» Your task
The listing below holds a line with "Emit a LaTeX" and a later line with "(0,0) rectangle (598,902);". Write out those two lines and every line between them, exactly, and nothing else.

» Records provided
:::

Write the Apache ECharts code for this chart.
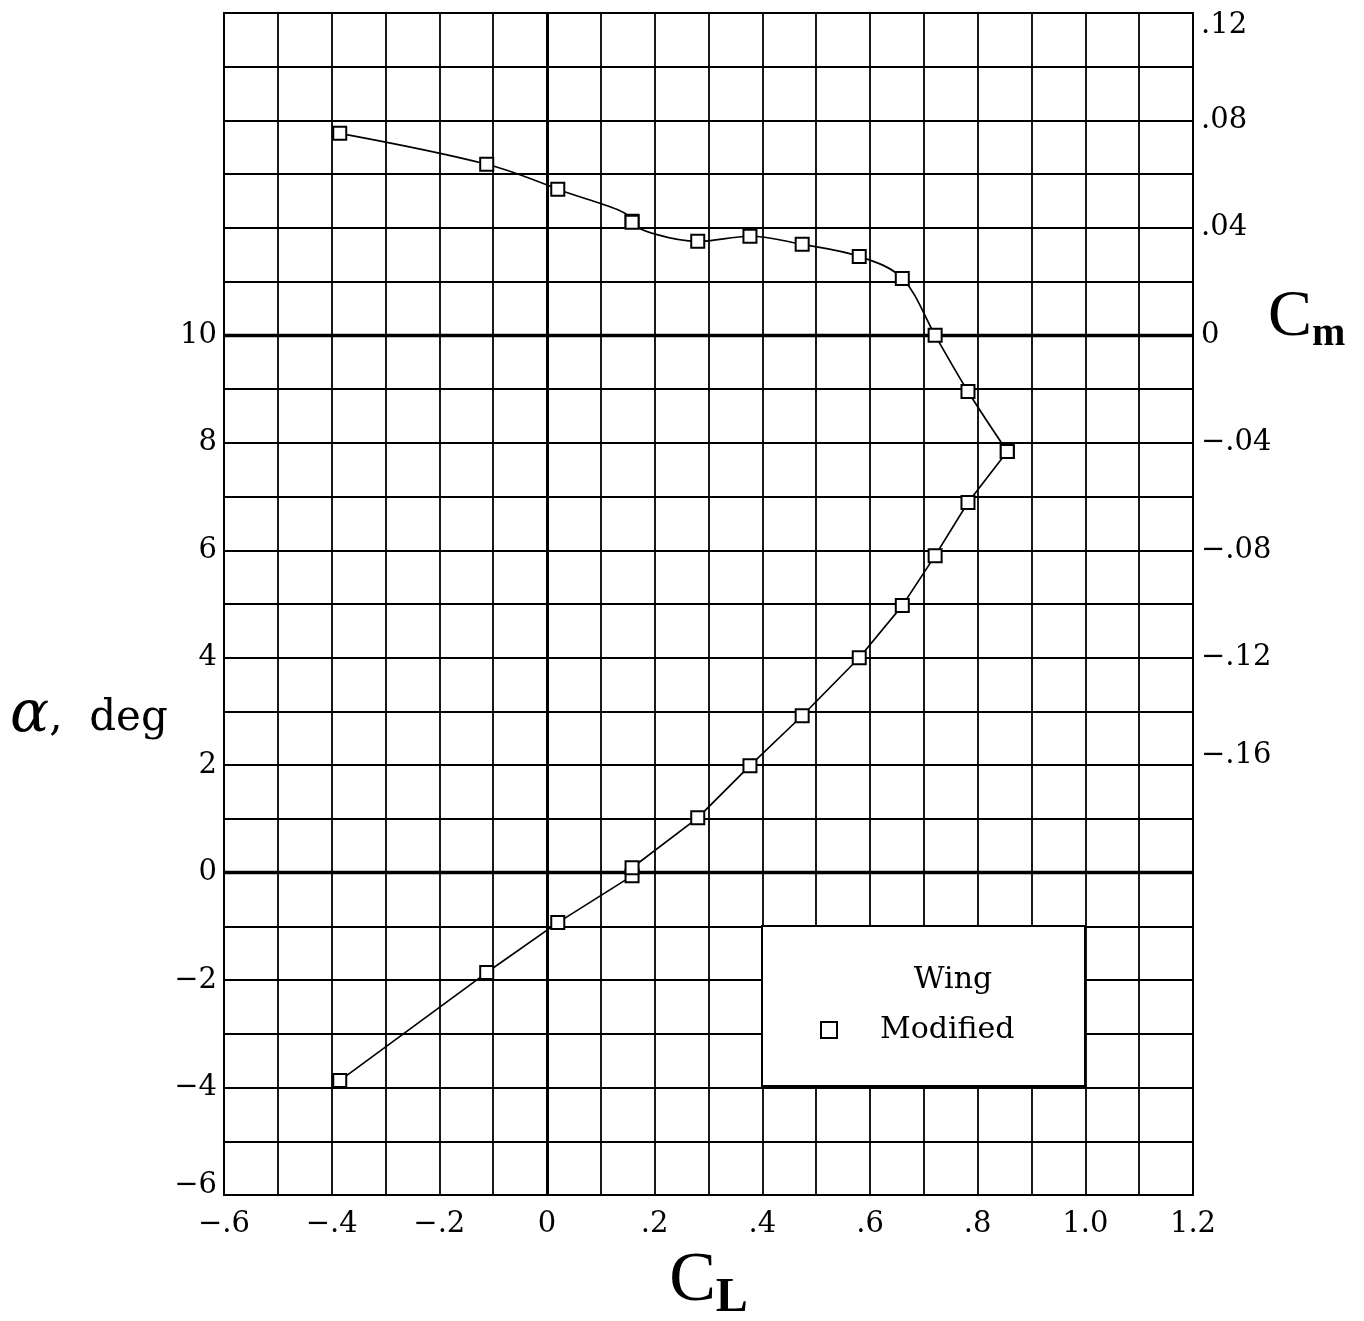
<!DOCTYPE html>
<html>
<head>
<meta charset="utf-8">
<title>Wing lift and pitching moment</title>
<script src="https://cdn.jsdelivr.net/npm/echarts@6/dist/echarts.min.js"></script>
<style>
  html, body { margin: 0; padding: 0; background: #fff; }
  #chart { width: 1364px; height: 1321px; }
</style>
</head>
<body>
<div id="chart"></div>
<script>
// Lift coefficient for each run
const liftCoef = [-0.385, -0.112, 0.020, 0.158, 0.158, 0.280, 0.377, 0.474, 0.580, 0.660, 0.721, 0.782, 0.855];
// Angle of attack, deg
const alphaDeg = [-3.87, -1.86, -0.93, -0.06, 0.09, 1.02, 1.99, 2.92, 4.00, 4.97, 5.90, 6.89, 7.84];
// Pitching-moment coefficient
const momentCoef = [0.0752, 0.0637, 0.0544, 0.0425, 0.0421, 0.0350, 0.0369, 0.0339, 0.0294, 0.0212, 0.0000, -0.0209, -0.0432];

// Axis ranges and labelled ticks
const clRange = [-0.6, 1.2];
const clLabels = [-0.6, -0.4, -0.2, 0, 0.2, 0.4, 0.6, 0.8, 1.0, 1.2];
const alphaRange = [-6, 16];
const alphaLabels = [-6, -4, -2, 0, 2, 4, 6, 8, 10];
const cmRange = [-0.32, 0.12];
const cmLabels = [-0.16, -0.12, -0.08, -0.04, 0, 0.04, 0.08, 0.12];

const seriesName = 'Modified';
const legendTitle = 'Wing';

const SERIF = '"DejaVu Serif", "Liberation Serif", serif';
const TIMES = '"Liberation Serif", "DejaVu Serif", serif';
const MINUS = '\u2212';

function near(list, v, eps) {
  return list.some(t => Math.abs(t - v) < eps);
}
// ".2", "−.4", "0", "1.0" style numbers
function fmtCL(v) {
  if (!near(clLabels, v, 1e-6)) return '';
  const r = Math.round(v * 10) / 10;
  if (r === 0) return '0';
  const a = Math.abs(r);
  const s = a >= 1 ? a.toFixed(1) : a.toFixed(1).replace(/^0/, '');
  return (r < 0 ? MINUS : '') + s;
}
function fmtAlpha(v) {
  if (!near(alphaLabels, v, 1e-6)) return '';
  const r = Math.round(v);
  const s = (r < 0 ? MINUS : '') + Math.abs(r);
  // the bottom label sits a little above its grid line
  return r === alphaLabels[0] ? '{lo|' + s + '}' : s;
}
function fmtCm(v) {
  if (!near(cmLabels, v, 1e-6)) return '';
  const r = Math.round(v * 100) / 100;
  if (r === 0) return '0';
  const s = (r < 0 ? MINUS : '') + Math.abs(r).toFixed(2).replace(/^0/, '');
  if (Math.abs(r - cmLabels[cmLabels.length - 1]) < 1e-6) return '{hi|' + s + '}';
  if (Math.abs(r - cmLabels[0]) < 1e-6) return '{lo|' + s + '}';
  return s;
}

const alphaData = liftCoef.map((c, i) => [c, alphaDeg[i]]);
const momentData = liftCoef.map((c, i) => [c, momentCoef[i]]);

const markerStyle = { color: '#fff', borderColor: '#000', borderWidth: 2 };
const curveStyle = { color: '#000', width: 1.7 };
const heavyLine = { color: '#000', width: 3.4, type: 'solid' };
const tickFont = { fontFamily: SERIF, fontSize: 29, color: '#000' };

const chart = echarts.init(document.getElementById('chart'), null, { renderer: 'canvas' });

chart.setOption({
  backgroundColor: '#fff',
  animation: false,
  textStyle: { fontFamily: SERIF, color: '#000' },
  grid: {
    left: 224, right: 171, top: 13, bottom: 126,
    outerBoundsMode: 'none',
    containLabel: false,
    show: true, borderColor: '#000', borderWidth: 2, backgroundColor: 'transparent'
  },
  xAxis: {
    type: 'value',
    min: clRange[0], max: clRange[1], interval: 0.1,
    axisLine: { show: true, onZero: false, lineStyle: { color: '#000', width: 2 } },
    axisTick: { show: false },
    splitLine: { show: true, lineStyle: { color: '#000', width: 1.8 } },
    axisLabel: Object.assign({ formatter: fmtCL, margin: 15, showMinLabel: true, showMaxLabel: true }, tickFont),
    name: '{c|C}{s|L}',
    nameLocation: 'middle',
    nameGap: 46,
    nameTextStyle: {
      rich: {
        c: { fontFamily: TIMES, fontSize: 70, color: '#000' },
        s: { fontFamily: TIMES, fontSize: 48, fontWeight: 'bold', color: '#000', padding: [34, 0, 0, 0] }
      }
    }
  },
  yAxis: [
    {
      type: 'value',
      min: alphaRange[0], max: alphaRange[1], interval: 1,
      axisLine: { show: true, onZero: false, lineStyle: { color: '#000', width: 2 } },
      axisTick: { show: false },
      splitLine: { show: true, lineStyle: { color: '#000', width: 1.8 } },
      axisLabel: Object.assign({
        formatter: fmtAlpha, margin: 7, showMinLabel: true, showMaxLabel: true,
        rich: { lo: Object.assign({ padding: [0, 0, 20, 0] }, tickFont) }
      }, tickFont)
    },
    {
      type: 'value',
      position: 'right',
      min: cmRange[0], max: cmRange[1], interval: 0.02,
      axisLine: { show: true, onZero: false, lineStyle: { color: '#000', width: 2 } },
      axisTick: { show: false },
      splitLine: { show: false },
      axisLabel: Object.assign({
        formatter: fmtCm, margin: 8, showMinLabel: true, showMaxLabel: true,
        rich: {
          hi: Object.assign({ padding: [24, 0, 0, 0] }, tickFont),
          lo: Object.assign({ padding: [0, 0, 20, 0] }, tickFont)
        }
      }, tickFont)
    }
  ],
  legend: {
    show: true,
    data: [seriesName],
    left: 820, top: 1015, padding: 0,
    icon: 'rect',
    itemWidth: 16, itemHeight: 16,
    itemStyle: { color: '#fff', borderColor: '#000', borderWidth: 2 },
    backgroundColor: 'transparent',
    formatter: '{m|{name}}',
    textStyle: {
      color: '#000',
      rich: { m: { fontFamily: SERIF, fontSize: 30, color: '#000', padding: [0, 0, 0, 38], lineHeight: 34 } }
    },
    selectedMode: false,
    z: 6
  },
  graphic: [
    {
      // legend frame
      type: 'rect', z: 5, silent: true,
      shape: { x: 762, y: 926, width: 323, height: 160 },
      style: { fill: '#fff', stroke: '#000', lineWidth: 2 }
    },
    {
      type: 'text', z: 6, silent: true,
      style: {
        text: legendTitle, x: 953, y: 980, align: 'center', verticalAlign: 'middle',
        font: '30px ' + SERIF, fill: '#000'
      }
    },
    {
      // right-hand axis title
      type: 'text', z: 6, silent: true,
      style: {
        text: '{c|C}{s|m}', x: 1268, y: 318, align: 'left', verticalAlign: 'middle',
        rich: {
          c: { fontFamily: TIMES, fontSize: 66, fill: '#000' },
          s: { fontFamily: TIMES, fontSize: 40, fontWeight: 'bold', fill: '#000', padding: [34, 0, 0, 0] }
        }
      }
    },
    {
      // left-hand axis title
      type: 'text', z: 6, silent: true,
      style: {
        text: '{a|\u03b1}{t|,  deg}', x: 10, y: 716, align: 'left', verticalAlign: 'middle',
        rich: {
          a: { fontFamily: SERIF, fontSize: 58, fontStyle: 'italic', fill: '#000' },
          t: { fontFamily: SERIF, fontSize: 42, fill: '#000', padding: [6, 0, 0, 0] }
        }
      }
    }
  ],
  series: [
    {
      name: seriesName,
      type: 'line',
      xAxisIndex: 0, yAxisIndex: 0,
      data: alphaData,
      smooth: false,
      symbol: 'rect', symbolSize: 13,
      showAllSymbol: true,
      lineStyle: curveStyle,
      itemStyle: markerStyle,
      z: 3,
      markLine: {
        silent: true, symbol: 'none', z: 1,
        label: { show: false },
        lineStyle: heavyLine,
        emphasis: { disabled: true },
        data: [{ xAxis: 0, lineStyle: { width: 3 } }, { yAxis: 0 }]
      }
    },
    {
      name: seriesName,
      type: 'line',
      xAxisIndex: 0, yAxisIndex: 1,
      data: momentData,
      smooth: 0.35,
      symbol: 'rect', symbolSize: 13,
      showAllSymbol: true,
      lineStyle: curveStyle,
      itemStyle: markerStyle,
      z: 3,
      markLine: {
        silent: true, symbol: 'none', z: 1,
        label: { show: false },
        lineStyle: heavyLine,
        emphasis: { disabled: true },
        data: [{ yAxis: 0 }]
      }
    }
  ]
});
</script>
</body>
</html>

:::

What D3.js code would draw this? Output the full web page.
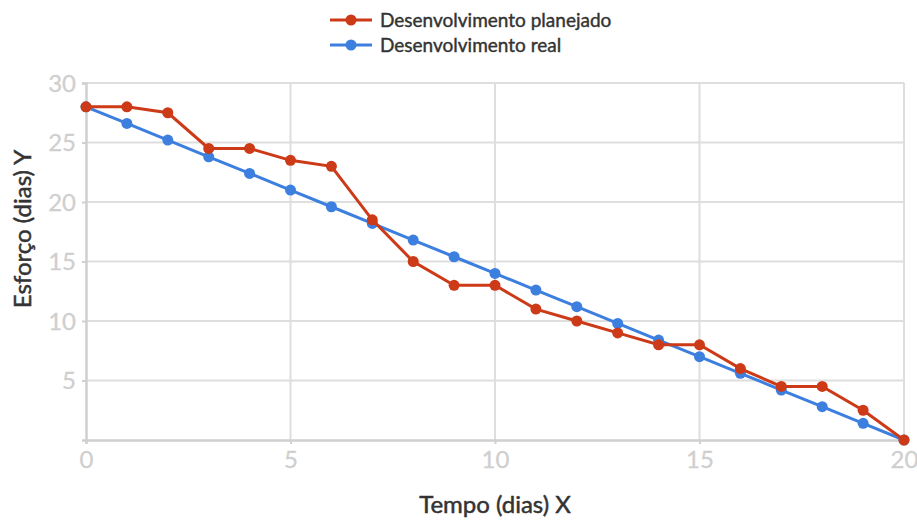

:::

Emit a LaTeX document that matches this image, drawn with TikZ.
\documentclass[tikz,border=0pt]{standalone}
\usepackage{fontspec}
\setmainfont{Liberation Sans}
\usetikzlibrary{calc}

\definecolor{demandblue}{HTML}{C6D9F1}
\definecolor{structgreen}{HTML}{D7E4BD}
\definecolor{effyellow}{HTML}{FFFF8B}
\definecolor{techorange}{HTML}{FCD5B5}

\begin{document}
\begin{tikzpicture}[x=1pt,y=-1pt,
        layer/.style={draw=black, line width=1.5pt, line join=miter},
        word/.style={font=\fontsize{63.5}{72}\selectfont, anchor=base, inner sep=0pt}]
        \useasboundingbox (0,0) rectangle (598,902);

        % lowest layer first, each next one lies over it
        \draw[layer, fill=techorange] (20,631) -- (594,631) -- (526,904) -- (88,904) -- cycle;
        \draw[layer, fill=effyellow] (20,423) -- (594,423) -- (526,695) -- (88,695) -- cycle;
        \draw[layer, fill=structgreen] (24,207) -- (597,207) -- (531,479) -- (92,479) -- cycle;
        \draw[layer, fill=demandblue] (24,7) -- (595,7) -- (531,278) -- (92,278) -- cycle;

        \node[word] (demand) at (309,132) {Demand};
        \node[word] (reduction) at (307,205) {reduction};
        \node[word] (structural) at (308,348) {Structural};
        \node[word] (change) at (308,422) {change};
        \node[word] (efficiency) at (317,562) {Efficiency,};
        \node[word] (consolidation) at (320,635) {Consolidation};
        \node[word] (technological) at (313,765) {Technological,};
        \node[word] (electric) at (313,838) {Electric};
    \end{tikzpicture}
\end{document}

:::

» Expected output
Emit a LaTeX document that matches this image, drawn with TikZ.
\documentclass[tikz,border=0pt]{standalone}
\usepackage{fontspec}
\setmainfont{Liberation Sans}
\usetikzlibrary{calc}

\definecolor{demandblue}{HTML}{C6D9F1}
\definecolor{structgreen}{HTML}{D7E4BD}
\definecolor{effyellow}{HTML}{FFFF8B}
\definecolor{techorange}{HTML}{FCD5B5}

\begin{document}
\begin{tikzpicture}[x=1pt,y=-1pt,
        layer/.style={draw=black, line width=1.5pt, line join=miter},
        word/.style={font=\fontsize{63.5}{72}\selectfont, anchor=base, inner sep=0pt}]
        \useasboundingbox (0,0) rectangle (598,902);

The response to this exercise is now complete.